Kenya’s stock market will launch an emissions trading platform that it hopes will help local companies sell their carbon credits to foreign buyers, local media reported.
The Nairobi Securities Exchange (NSE) said it wants to help publically-listed Kenyan firms such as the country’s largest utility KenGen, Mumias Sugar, East Africa Portland Cement and grid operator Kenya Power, to sell their CERs, Business Daily Africa (BDAfrica) reported on Tuesday.
No firm date was given for the launch and Carbon Pulse’s attempts to obtain more information from the bourse was unsuccessful.
“We are 65% done with taking a carbon market live in Kenya, and are now looking to draft rules and the legal framework,” said Rogito Nyangeri, the NSE’s head of strategy and research, according to the news outlet.

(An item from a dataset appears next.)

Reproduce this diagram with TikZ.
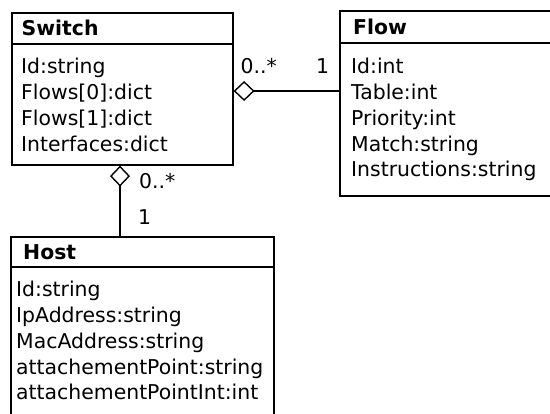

“We are dealing with our listed institutions who have amassed a war chest of carbon credits, trying to create a board much like is in existence in [South] Korea where we get the big industries and industrialised nations to come to Kenya and buy the credits from our companies. We view it as tied up cash,” he added, referring to companies holding CERs that have paid for their verification and issuance.
The Korea Exchange, the country’s sole securities exchange operator, also hosts an emissions trading platform for trading by companies regulated under the national ETS.

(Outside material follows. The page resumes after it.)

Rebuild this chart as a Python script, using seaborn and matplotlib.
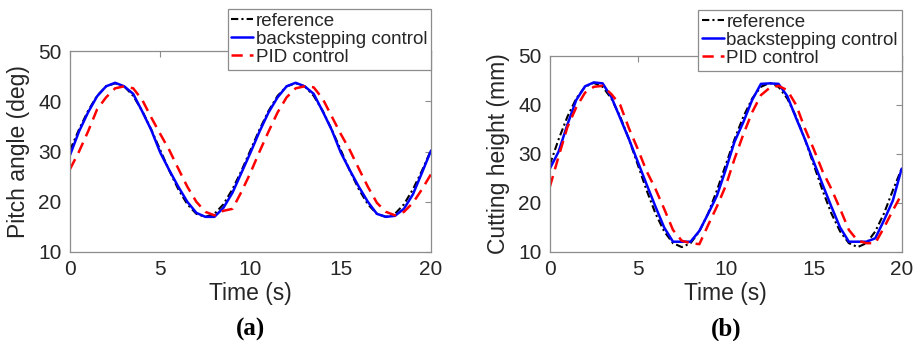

The NSE said it hopes that a formal trading platform within the exchange will prove to be an easier way for companies to sell their credits to foreign buyers than to sign emission reduction purchase agreements (ERPAs), which it said are harder to negotiate deals for smaller batches.

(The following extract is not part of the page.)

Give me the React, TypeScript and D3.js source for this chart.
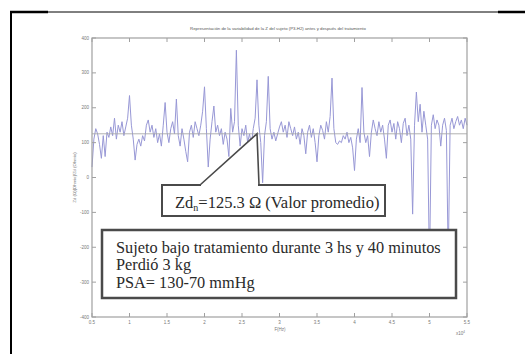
import { useMemo } from 'react';
import * as d3 from 'd3';

const freqStart = 0.5;
const freqStep = 0.025;
const zdValues = [
  30, 110, 140, 125, 95, 55, 120, 60, 130, 115,
  145, 120, 170, 110, 150, 130, 160, 120, 145, 170,
  235, 150, 110, 50, 95, 110, 90, 120, 105, 150,
  165, 130, 150, 115, 140, 100, 125, 90, 150, 215,
  130, 100, 140, 160, 125, 225, 120, 90, 140, 110,
  75, 45, 130, 150, 115, 160, 140, 120, 150, 190,
  260, 140, 30, 110, 160, 205, 130, 150, 120, 140,
  95, 130, 110, 60, 198, 130, 160, 365, 150, 90,
  140, 120, 150, 100, 125, 95, 140, 170, 280, 150,
  100, -15, 120, 160, 290, 140, 110, 130, 105, 125,
  145, 160, 130, 150, 115, 160, 140, 120, 145, 110,
  130, 95, 140, 120, 68, 130, 150, 115, 140, 100,
  45, 120, 150, 135, 110, 160, 130, 175, 285, 140,
  100, 95, 105, 100, 120, 110, 130, 100, 115, 85,
  20, 110, 140, 100, 258, 130, 100, 120, 60, 130,
  165, 140, 120, 160, 130, 150, 110, 55, 150, 165,
  130, 155, 110, 160, 140, 100, 155, 170, 120, 150,
  110, -105, 150, 245, 160, 210, 130, 190, 150, 110,
  -260, 150, 180, 140, 165, 150, 90, 150, 170, 135,
  -240, 150, 170, 140, 160, 175, 150, 165, 140, 170,
  150,
];
const meanValue = 125.3;
const calloutFreq = 2.7;

const xTicks = [0.5, 1, 1.5, 2, 2.5, 3, 3.5, 4, 4.5, 5, 5.5];
const yTicks = [-400, -300, -200, -100, 0, 100, 200, 300, 400];

const titleText = 'Representación de la variabilidad de la Z del sujeto (P3-H2) antes y después del tratamiento';
const yLabel = 'Zd (Ω)[Ohmio]/Zd (Ohmio)';
const xLabel = 'F(Hz)';
const infoLines = [
  'Sujeto bajo tratamiento durante 3 hs y 40 minutos',
  'Perdió 3 kg',
  'PSA= 130-70 mmHg',
];

const W = 525;
const H = 354;
const plot = { left: 92, right: 467, top: 38, bottom: 317 };
const axisColor = '#a0a0a0';
const tickFont = "'Liberation Sans', Arial, sans-serif";
const serif = "'Liberation Serif', 'DejaVu Serif', serif";

const App = () => {
  const x = useMemo(() => d3.scaleLinear().domain([0.5, 5.5]).range([plot.left, plot.right]), []);
  const y = useMemo(() => d3.scaleLinear().domain([-400, 400]).range([plot.bottom, plot.top]), []);

  const line = d3.line<number>()
    .x((_, i) => x(freqStart + i * freqStep))
    .y(d => y(d));

  const tipX = x(calloutFreq);
  const tipY = y(meanValue);

  return (
    <div style={{ position: 'absolute', left: 0, top: 0 }}>
      <svg width={W} height={H} style={{ display: 'block', background: '#fff' }}>
        {/* outer page frame */}
        <line x1={11} y1={12} x2={11} y2={H} stroke="#000" strokeWidth={2} />
        <line x1={10} y1={12} x2={48} y2={12} stroke="#000" strokeWidth={2.5} />
        <line x1={48} y1={12} x2={498} y2={12} stroke="#000" strokeWidth={1} />
        <line x1={498} y1={12} x2={W} y2={12} stroke="#000" strokeWidth={2.5} />

        <text x={278} y={30} textAnchor="middle" fontSize={4.3} fill="#555" style={{ fontFamily: tickFont }}>{titleText}</text>

        {/* data */}
        <path d={line(zdValues) ?? ''} fill="none" stroke="#9898d6" strokeWidth={1} strokeLinejoin="round" />
        <line x1={plot.left} x2={plot.right} y1={y(meanValue)} y2={y(meanValue)} stroke="#a8a8a8" strokeWidth={0.9} />

        {/* axes box */}
        <rect x={plot.left} y={plot.top} width={plot.right - plot.left} height={plot.bottom - plot.top}
          fill="none" stroke={axisColor} strokeWidth={1.2} />
        {xTicks.map(t => (
          <g key={'x' + t}>
            <line x1={x(t)} x2={x(t)} y1={plot.bottom} y2={plot.bottom - 4} stroke={axisColor} />
            <line x1={x(t)} x2={x(t)} y1={plot.top} y2={plot.top + 4} stroke={axisColor} />
            <text x={x(t)} y={plot.bottom + 7} textAnchor="middle" fontSize={4.5} fill="#777" style={{ fontFamily: tickFont }}>{t}</text>
          </g>
        ))}
        {yTicks.map(t => (
          <g key={'y' + t}>
            <line x1={plot.left} x2={plot.left + 4} y1={y(t)} y2={y(t)} stroke={axisColor} />
            <line x1={plot.right} x2={plot.right - 4} y1={y(t)} y2={y(t)} stroke={axisColor} />
            <text x={plot.left - 3} y={y(t) + 1.5} textAnchor="end" fontSize={4.5} fill="#777" style={{ fontFamily: tickFont }}>{t}</text>
          </g>
        ))}
        <text x={280} y={331} textAnchor="middle" fontSize={4.5} fill="#777" style={{ fontFamily: tickFont }}>{xLabel}</text>
        <text x={456} y={335} fontSize={4.5} fill="#777" style={{ fontFamily: tickFont }}>x10<tspan dy={-2} fontSize={3}>4</tspan></text>
        <text transform={`translate(76,${(plot.top + plot.bottom) / 2}) rotate(-90)`} textAnchor="middle"
          fontSize={4.3} fill="#777" style={{ fontFamily: tickFont }}>{yLabel}</text>

        {/* callout for the mean value */}
        <path d={`M200,186 L${tipX},${tipY} L${tipX + 2},186 Z`} fill="#fff" stroke="none" />
        <rect x={162} y={185} width={223} height={31} fill="#fff" stroke="#4a4a4a" strokeWidth={2} />
        <rect x={201} y={183.5} width={tipX + 1 - 201} height={3} fill="#fff" />
        <path d={`M200,185 L${tipX},${tipY} L${tipX + 2},185`} fill="none" stroke="#4a4a4a" strokeWidth={1.6} />
        <text x={175} y={207.5} fontSize={16.5} fill="#2a2a2a" style={{ fontFamily: serif }}>
          Zd<tspan dy={3} fontSize={10}>n</tspan><tspan dy={-3}>=125.3 Ω (Valor promedio)</tspan>
        </text>

        {/* treatment info */}
        <rect x={102} y={230} width={354} height={68} fill="#fff" stroke="#4a4a4a" strokeWidth={2.5} />
        {infoLines.map((s, i) => (
          <text key={s} x={116} y={252.5 + i * 17.5} fontSize={16.3} fill="#2a2a2a" style={{ fontFamily: serif }}>{s}</text>
        ))}
      </svg>
    </div>
  );
};

export default App;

The bourse’s initiative appears to target trade in CERs initially, the price of which has collapsed alongside global demand and trading volumes as rich nations have all but stopped buying the units from the developing world due to reduced appetite for outsourcing CO2 cuts abroad.
In theory, the NSE platform could also be used to trade the new type of carbon units to be generated by the future international market-based mechanism, which will take over from the CDM after 2020 and which was enshrined under the Paris Agreement signed late last year.
However, few large emitting nations have indicated that they will seek to purchase international carbon units after 2020, meaning the NSE’s platform could struggle to find buyers even under a new global emissions trading regime.